The idea of so-called super voting stock can be appealing to founders concerned about losing control of their company. These special classes of stock are becoming increasingly common among startups but continue to face pressures from regulators, index providers and investors. Here is what you need to know.
Super Voting Stock Structure
Under the typical single-class structure, each share of a company has equal equity and voting power. Dual-class, or super voting, structures contain two or more classes of shares, one of which has significantly more voting power than the other.

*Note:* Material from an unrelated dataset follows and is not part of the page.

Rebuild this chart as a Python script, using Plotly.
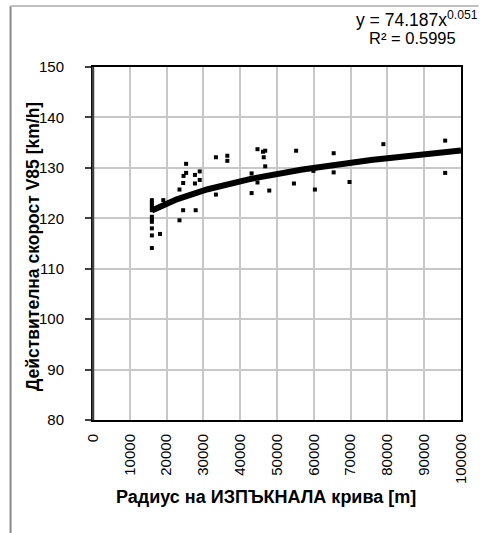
import numpy as np
import plotly.graph_objects as go

# Observed curves: radius of the convex vertical curve [m] and measured V85 [km/h]
radius_m = [
    16000, 16000, 16000, 16000, 16000, 16000, 16000, 16000, 16000, 16000, 16000,
    18200, 19100, 23500, 23500, 24500, 24500, 24600, 25300, 25300,
    27700, 27700, 27900, 29000, 29000, 33400, 33400, 36500, 36500,
    43100, 43100, 44700, 44700, 46200, 46800, 46800, 46400, 47900,
    55200, 54600, 59900, 60300, 65400, 65400, 69700, 78900, 95700, 95700,
]
speed_v85 = [
    123.6, 123.1, 122.6, 122.1, 121.6, 120.3, 119.8, 119.3, 118.0, 116.6, 114.1,
    116.9, 123.6, 125.7, 119.6, 121.6, 127.0, 128.4, 129.0, 130.8,
    128.6, 126.9, 121.6, 129.3, 127.6, 132.1, 124.7, 132.4, 131.4,
    128.9, 125.0, 133.7, 127.1, 133.2, 133.4, 130.3, 132.1, 125.5,
    133.4, 126.9, 129.4, 125.7, 132.9, 129.1, 127.2, 134.7, 135.4, 129.0,
]

# Power trendline y = a * x^b
fit_a = 74.187
fit_b = 0.051
fit_r2 = 0.5995

x_range = [0, 100000]
y_range = [80, 150]
x_ticks = list(range(0, 100001, 10000))
y_ticks = list(range(80, 151, 10))

x_title = "Радиус на ИЗПЪКНАЛА крива [m]"
y_title = "Действителна скорост V85 [km/h]"

W, H = 481, 533
ML, MR, MT, MB = 93, 13, 67, 113
PW, PH = W - ML - MR, H - MT - MB


def px_x(p):
    return (p - ML) / PW


def px_y(p):
    return (H - MB - p) / PH


font = "Liberation Sans, Arial, sans-serif"

fit_x = np.linspace(min(radius_m), x_range[1], 200)
fit_y = fit_a * fit_x ** fit_b

fig = go.Figure()
fig.add_trace(go.Scatter(
    x=fit_x, y=fit_y, mode="lines",
    line=dict(color="black", width=6), hoverinfo="skip",
))
fig.add_trace(go.Scatter(
    x=radius_m, y=speed_v85, mode="markers",
    marker=dict(symbol="square", size=4, color="black", line=dict(width=0)),
))

fig.update_layout(
    width=W, height=H,
    margin=dict(l=ML, r=MR, t=MT, b=MB),
    paper_bgcolor="white", plot_bgcolor="white",
    showlegend=False,
    font=dict(family=font, size=15, color="black"),
    xaxis=dict(
        range=x_range, tickvals=x_ticks, ticktext=[str(v) for v in x_ticks],
        tickangle=-90, ticks="", ticklabelstandoff=6,
        tickfont=dict(size=15),
        showgrid=True, gridcolor="#c8c8c8", gridwidth=1.5,
        showline=True, linecolor="black", linewidth=2, mirror=True,
        zeroline=False, fixedrange=True,
    ),
    yaxis=dict(
        range=y_range, tickvals=y_ticks,
        ticks="outside", ticklen=6, tickcolor="#404040", tickwidth=1.5,
        ticklabelstandoff=18, tickfont=dict(size=15),
        showgrid=True, gridcolor="#c8c8c8", gridwidth=1.5,
        showline=True, linecolor="black", linewidth=2, mirror=True,
        zeroline=False, fixedrange=True,
    ),
    shapes=[
        # outer chart frame (left and top edges)
        dict(type="line", xref="paper", yref="paper",
             x0=px_x(9), x1=px_x(9), y0=px_y(6), y1=px_y(H + 5),
             line=dict(color="#8a8a8a", width=2)),
        dict(type="line", xref="paper", yref="paper",
             x0=px_x(9), x1=px_x(W + 5), y0=px_y(6), y1=px_y(6),
             line=dict(color="#c0c0c0", width=2)),
        # darker value axis line
        dict(type="line", xref="paper", yref="paper",
             x0=0, x1=0, y0=0, y1=1,
             line=dict(color="#404040", width=2.5)),
    ],
    annotations=[
        dict(text=f"<b>{x_title}</b>", xref="paper", yref="paper",
             x=px_x(269), y=px_y(497), xanchor="center", yanchor="middle",
             showarrow=False, font=dict(size=18)),
        dict(text=f"<b>{y_title}</b>", xref="paper", yref="paper",
             x=px_x(32), y=px_y(247), xanchor="center", yanchor="middle",
             textangle=-90, showarrow=False, font=dict(size=17.5)),
        dict(text=f"y = {fit_a}x<sup>{fit_b}</sup>", xref="paper", yref="paper",
             x=px_x(359), y=px_y(19), xanchor="left", yanchor="middle",
             showarrow=False, font=dict(size=17.5)),
        dict(text=f"R² = {fit_r2}", xref="paper", yref="paper",
             x=px_x(465), y=px_y(38), xanchor="right", yanchor="middle",
             showarrow=False, font=dict(size=16.5)),
    ],
)

fig.write_html("out.html")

In a super voting structure, ordinary shareholders receive shares with one vote per share. Meanwhile, founders receive shares with multiple votes. Typically, the ratio for the super voting stock is 10 votes per share, although it can vary.
This allows founders to maintain control of the company even while issuing stock to the public and to employees. Super voting shares can also be a defense against a hostile takeover, as key insiders are able to maintain voting control.
The number of companies that have chosen to adopt a dual-class structure has risen significantly in recent years. Google, Facebook and Snap are just some of the high-profile examples to utilize such a structure. In 2015, more than 14 percent of companies that listed on U.S. exchanges had dual-class voting. This is compared to just 1 percent in 2005.
Criticisms and Potential Pitfalls
During a recent speech in San Francisco, SEC Commissioner Robert Jackson said it makes sense to give control to founders early in a company’s life. But Jackson, who has been critical of dual-class structures, suggested that founders should at some point give up super-voting privileges.
“Whether a fixed term of years or upon a founder’s passing, at that point, sometimes called a ‘sunset,’ shareholders get to have their say,” he said in his speech, entitled “Perpetual Dual-Class Stock: The Case Against Corporate Royalty.”
Typically, when implementing a super voting stock structure, we provide that any transfer of the shares to a third party, subject to certain exemptions (e.g., a transfer to a trust for the sole benefit of the founder), results in the super voting shares converting into ordinary shares. The intent is to protect the company’s other shareholders from an unknown person taking control as this structure is intended only to maintain control in certain agreed persons, usually the founders. This can typically be implemented directly through the charter with respect to Delaware corporations. However, a California corporation’s charter may not contain unreasonable restrictions on transferring shares and it may be interpreted that this auto-conversion feature is an unreasonable restriction on transfer. So, a separate agreement (outside the charter) should be entered by each holder of super voting shares pursuant to which those holders agree to convert their super voting shares to ordinary shares in the event of the transfer.
Founders also need to be aware that having dual-class structures can shrink the field of potential investors. Most venture capitalists are wary of a structure that gives founders near complete control and has the potential to be abused. For that reason, it is not uncommon to see the dual-class structure abandoned when it comes time for the first round of venture capital funding.
Alternatively, companies might also look to install a dual-class structure shortly before an initial public offering, wanting to take advantage of the perks of being publicly traded without the founders being forced to give up control. Some indexes, however, have pushed back.
S&P Dow Jones, for example, has said that going forward it will exclude all dual-class firms from entering its S&P Composite 1500 and component indices. FTSE Russell also announced it will exclude all companies whose free float constitutes less than 5 percent of total voting power.
Dual-class structures have also been the subject of recent litigation, including a lawsuit between CBS and its controlling stockholder, National Amusements. For these reasons, it’s important to speak with experienced legal counsel before implementing such a structure.